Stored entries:

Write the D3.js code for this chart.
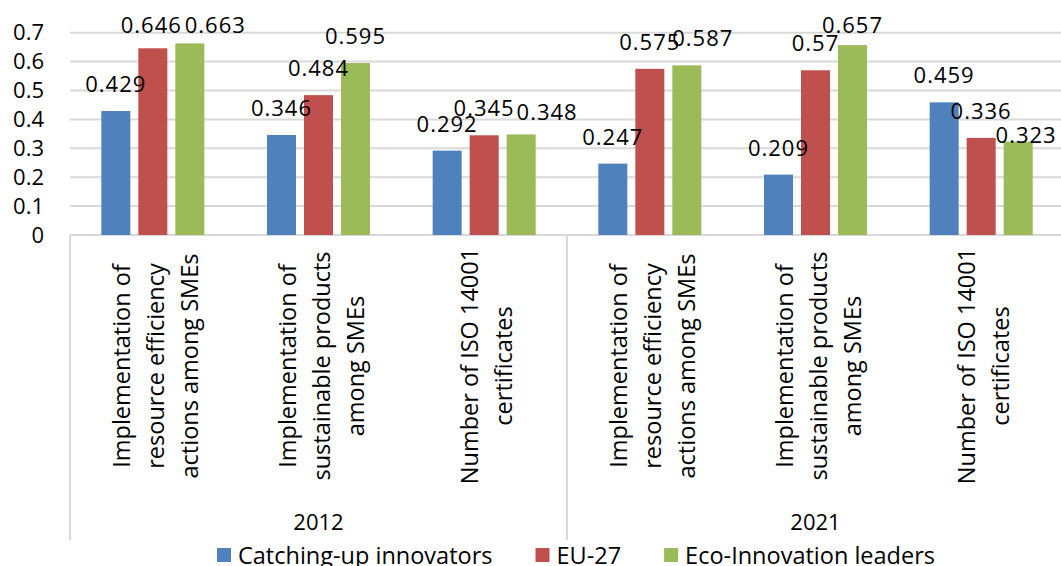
<!DOCTYPE html>
<html>
<head>
<meta charset="utf-8">
<script src="https://cdn.jsdelivr.net/npm/d3@7/dist/d3.min.js"></script>
<style>
  body { margin: 0; background: #fff; }
  svg { display: block; font-family: "Open Sans", sans-serif; }
</style>
</head>
<body>
<div id="chart"></div>
<script>
var width = 1061;
var height = 566;

// data
var categories = [
  ["Implementation of", "resource efficiency", "actions among SMEs"],
  ["Implementation of", "sustainable products", "among SMEs"],
  ["Number of ISO 14001", "certificates"],
  ["Implementation of", "resource efficiency", "actions among SMEs"],
  ["Implementation of", "sustainable products", "among SMEs"],
  ["Number of ISO 14001", "certificates"]
];
var years = ["2012", "2021"];
var seriesNames = ["Catching-up innovators", "EU-27", "Eco-Innovation leaders"];
var catchingUp = [0.429, 0.346, 0.292, 0.247, 0.209, 0.459];
var eu27 = [0.646, 0.484, 0.345, 0.575, 0.57, 0.336];
var ecoLeaders = [0.663, 0.595, 0.348, 0.587, 0.657, 0.323];
var yTicks = [0, 0.1, 0.2, 0.3, 0.4, 0.5, 0.6, 0.7];

var colors = ["#4f81bd", "#c0504d", "#9bbb59"];
var seriesValues = [catchingUp, eu27, ecoLeaders];

// labels that were dragged by hand in the original
var labelNudge = {
  "1-0": [-1.5, 0], "2-0": [25.5, 0],
  "2-2": [26, 5], "2-3": [16, 0], "2-5": [8, 20]
};

var plotLeft = 70, plotRight = 1064, plotBottom = 235, plotTop = 32.7;

var svg = d3.select("#chart").append("svg")
    .attr("width", width)
    .attr("height", height);

var x0 = d3.scaleBand()
    .domain(d3.range(categories.length))
    .range([plotLeft, plotRight]);

var bw = x0.bandwidth();
var x1 = d3.scaleBand()
    .domain(d3.range(seriesNames.length))
    .range([bw / 2 - 51.5, bw / 2 + 51.5])
    .paddingInner(8 / 37);

var y = d3.scaleLinear()
    .domain([0, 0.7])
    .range([plotBottom, plotTop]);

// grid
svg.append("g").selectAll("line")
    .data(yTicks)
    .enter().append("line")
    .attr("x1", plotLeft)
    .attr("x2", width)
    .attr("y1", function (d) { return y(d); })
    .attr("y2", function (d) { return y(d); })
    .attr("stroke", "#d9d9d9")
    .attr("stroke-width", 2);

// y tick labels
svg.append("g").selectAll("text")
    .data(yTicks)
    .enter().append("text")
    .attr("x", 44)
    .attr("y", function (d) { return y(d); })
    .attr("dy", "0.35em")
    .attr("text-anchor", "end")
    .attr("font-size", 22)
    .attr("fill", "#000")
    .text(function (d) { return d === 0 ? "0" : d3.format(".1f")(d); });

// category axis group lines
var groupEdges = [plotLeft, x0(3), plotRight];
svg.append("g").selectAll("line")
    .data(groupEdges)
    .enter().append("line")
    .attr("x1", function (d) { return d; })
    .attr("x2", function (d) { return d; })
    .attr("y1", plotBottom)
    .attr("y2", 540)
    .attr("stroke", "#d9d9d9")
    .attr("stroke-width", 2);

// bars
var groups = svg.append("g").selectAll("g")
    .data(categories)
    .enter().append("g")
    .attr("transform", function (d, i) { return "translate(" + x0(i) + ",0)"; });

groups.selectAll("rect")
    .data(function (d, i) {
      return seriesValues.map(function (vals, s) { return {s: s, i: i, v: vals[i]}; });
    })
    .enter().append("rect")
    .attr("x", function (d) { return x1(d.s); })
    .attr("width", x1.bandwidth())
    .attr("y", function (d) { return y(d.v); })
    .attr("height", function (d) { return plotBottom - y(d.v); })
    .attr("fill", function (d) { return colors[d.s]; });

// data labels
groups.selectAll("text.val")
    .data(function (d, i) {
      return seriesValues.map(function (vals, s) { return {s: s, i: i, v: vals[i]}; });
    })
    .enter().append("text")
    .attr("class", "val")
    .attr("x", function (d) {
      var n = labelNudge[d.s + "-" + d.i];
      return x1(d.s) + x1.bandwidth() / 2 + (n ? n[0] : 0);
    })
    .attr("y", function (d) {
      var n = labelNudge[d.s + "-" + d.i];
      return Math.max(y(d.v) - 19, 33) + (n ? n[1] : 0);
    })
    .attr("text-anchor", "middle")
    .attr("font-size", 22)
    .attr("letter-spacing", 1)
    .attr("fill", "#000")
    .text(function (d) { return String(d.v); });

// category labels (rotated)
groups.each(function (lines) {
  var g = d3.select(this);
  var n = lines.length;
  lines.forEach(function (line, k) {
    var cx = bw / 2 + 3 + (k - (n - 1) / 2) * 34;
    g.append("text")
      .attr("transform", "translate(" + cx + ",366) rotate(-90)")
      .attr("text-anchor", "middle")
      .attr("dy", "0.35em")
      .attr("font-size", 23.5)
      .attr("fill", "#000")
      .text(line);
  });
});

// year labels
svg.append("g").selectAll("text")
    .data(years)
    .enter().append("text")
    .attr("x", function (d, i) { return (groupEdges[i] + groupEdges[i + 1]) / 2; })
    .attr("y", 530)
    .attr("text-anchor", "middle")
    .attr("font-size", 22)
    .attr("fill", "#000")
    .text(function (d) { return d; });

// legend
var legend = svg.append("g");
var items = legend.selectAll("g")
    .data(seriesNames)
    .enter().append("g");
items.append("rect")
    .attr("width", 14)
    .attr("height", 14)
    .attr("y", 548)
    .attr("fill", function (d, i) { return colors[i]; });
items.append("text")
    .attr("x", 21)
    .attr("y", 564)
    .attr("font-size", 23.5)
    .attr("fill", "#000")
    .text(function (d) { return d; });

var pos = 0;
var widths = [];
items.each(function () {
  widths.push(21 + d3.select(this).select("text").node().getComputedTextLength());
});
var total = d3.sum(widths) + 43 * (widths.length - 1);
var start = 576 - total / 2;
items.attr("transform", function (d, i) {
  var xx = start + pos;
  pos += widths[i] + 43;
  return "translate(" + xx + ",0)";
});
</script>
</body>
</html>
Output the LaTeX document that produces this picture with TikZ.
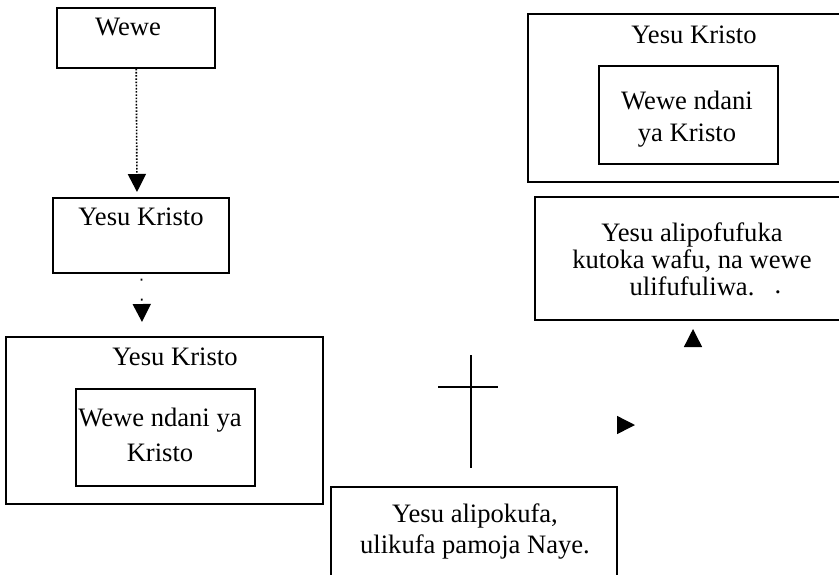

Directions for this task: Transcribe the material as is, with images omitted.

Correct response:
Write the D3.js code for this chart.
<!DOCTYPE html>
<html>
<head>
<meta charset="utf-8">
<script src="https://cdn.jsdelivr.net/npm/d3@7/dist/d3.min.js"></script>
<style>
  body { margin: 0; background: #fff; }
  svg { display: block; font-family: "Open Sans", sans-serif; }
</style>
</head>
<body>
<div id="chart"></div>
<script>
var width = 1061;
var height = 566;

// data
var categories = [
  ["Implementation of", "resource efficiency", "actions among SMEs"],
  ["Implementation of", "sustainable products", "among SMEs"],
  ["Number of ISO 14001", "certificates"],
  ["Implementation of", "resource efficiency", "actions among SMEs"],
  ["Implementation of", "sustainable products", "among SMEs"],
  ["Number of ISO 14001", "certificates"]
];
var years = ["2012", "2021"];
var seriesNames = ["Catching-up innovators", "EU-27", "Eco-Innovation leaders"];
var catchingUp = [0.429, 0.346, 0.292, 0.247, 0.209, 0.459];
var eu27 = [0.646, 0.484, 0.345, 0.575, 0.57, 0.336];
var ecoLeaders = [0.663, 0.595, 0.348, 0.587, 0.657, 0.323];
var yTicks = [0, 0.1, 0.2, 0.3, 0.4, 0.5, 0.6, 0.7];

var colors = ["#4f81bd", "#c0504d", "#9bbb59"];
var seriesValues = [catchingUp, eu27, ecoLeaders];

// labels that were dragged by hand in the original
var labelNudge = {
  "1-0": [-1.5, 0], "2-0": [25.5, 0],
  "2-2": [26, 5], "2-3": [16, 0], "2-5": [8, 20]
};

var plotLeft = 70, plotRight = 1064, plotBottom = 235, plotTop = 32.7;

var svg = d3.select("#chart").append("svg")
    .attr("width", width)
    .attr("height", height);

var x0 = d3.scaleBand()
    .domain(d3.range(categories.length))
    .range([plotLeft, plotRight]);

var bw = x0.bandwidth();
var x1 = d3.scaleBand()
    .domain(d3.range(seriesNames.length))
    .range([bw / 2 - 51.5, bw / 2 + 51.5])
    .paddingInner(8 / 37);

var y = d3.scaleLinear()
    .domain([0, 0.7])
    .range([plotBottom, plotTop]);

// grid
svg.append("g").selectAll("line")
    .data(yTicks)
    .enter().append("line")
    .attr("x1", plotLeft)
    .attr("x2", width)
    .attr("y1", function (d) { return y(d); })
    .attr("y2", function (d) { return y(d); })
    .attr("stroke", "#d9d9d9")
    .attr("stroke-width", 2);

// y tick labels
svg.append("g").selectAll("text")
    .data(yTicks)
    .enter().append("text")
    .attr("x", 44)
    .attr("y", function (d) { return y(d); })
    .attr("dy", "0.35em")
    .attr("text-anchor", "end")
    .attr("font-size", 22)
    .attr("fill", "#000")
    .text(function (d) { return d === 0 ? "0" : d3.format(".1f")(d); });

// category axis group lines
var groupEdges = [plotLeft, x0(3), plotRight];
svg.append("g").selectAll("line")
    .data(groupEdges)
    .enter().append("line")
    .attr("x1", function (d) { return d; })
    .attr("x2", function (d) { return d; })
    .attr("y1", plotBottom)
    .attr("y2", 540)
    .attr("stroke", "#d9d9d9")
    .attr("stroke-width", 2);

// bars
var groups = svg.append("g").selectAll("g")
    .data(categories)
    .enter().append("g")
    .attr("transform", function (d, i) { return "translate(" + x0(i) + ",0)"; });

groups.selectAll("rect")
    .data(function (d, i) {
      return seriesValues.map(function (vals, s) { return {s: s, i: i, v: vals[i]}; });
    })
    .enter().append("rect")
    .attr("x", function (d) { return x1(d.s); })
    .attr("width", x1.bandwidth())
    .attr("y", function (d) { return y(d.v); })
    .attr("height", function (d) { return plotBottom - y(d.v); })
    .attr("fill", function (d) { return colors[d.s]; });

// data labels
groups.selectAll("text.val")
    .data(function (d, i) {
      return seriesValues.map(function (vals, s) { return {s: s, i: i, v: vals[i]}; });
    })
    .enter().append("text")
    .attr("class", "val")
    .attr("x", function (d) {
      var n = labelNudge[d.s + "-" + d.i];
      return x1(d.s) + x1.bandwidth() / 2 + (n ? n[0] : 0);
    })
    .attr("y", function (d) {
      var n = labelNudge[d.s + "-" + d.i];
      return Math.max(y(d.v) - 19, 33) + (n ? n[1] : 0);
    })
    .attr("text-anchor", "middle")
    .attr("font-size", 22)
    .attr("letter-spacing", 1)
    .attr("fill", "#000")
    .text(function (d) { return String(d.v); });

// category labels (rotated)
groups.each(function (lines) {
  var g = d3.select(this);
  var n = lines.length;
  lines.forEach(function (line, k) {
    var cx = bw / 2 + 3 + (k - (n - 1) / 2) * 34;
    g.append("text")
      .attr("transform", "translate(" + cx + ",366) rotate(-90)")
      .attr("text-anchor", "middle")
      .attr("dy", "0.35em")
      .attr("font-size", 23.5)
      .attr("fill", "#000")
      .text(line);
  });
});

// year labels
svg.append("g").selectAll("text")
    .data(years)
    .enter().append("text")
    .attr("x", function (d, i) { return (groupEdges[i] + groupEdges[i + 1]) / 2; })
    .attr("y", 530)
    .attr("text-anchor", "middle")
    .attr("font-size", 22)
    .attr("fill", "#000")
    .text(function (d) { return d; });

// legend
var legend = svg.append("g");
var items = legend.selectAll("g")
    .data(seriesNames)
    .enter().append("g");
items.append("rect")
    .attr("width", 14)
    .attr("height", 14)
    .attr("y", 548)
    .attr("fill", function (d, i) { return colors[i]; });
items.append("text")
    .attr("x", 21)
    .attr("y", 564)
    .attr("font-size", 23.5)
    .attr("fill", "#000")
    .text(function (d) { return d; });

var pos = 0;
var widths = [];
items.each(function () {
  widths.push(21 + d3.select(this).select("text").node().getComputedTextLength());
});
var total = d3.sum(widths) + 43 * (widths.length - 1);
var start = 576 - total / 2;
items.attr("transform", function (d, i) {
  var xx = start + pos;
  pos += widths[i] + 43;
  return "translate(" + xx + ",0)";
});
</script>
</body>
</html>
Output the LaTeX document that produces this picture with TikZ.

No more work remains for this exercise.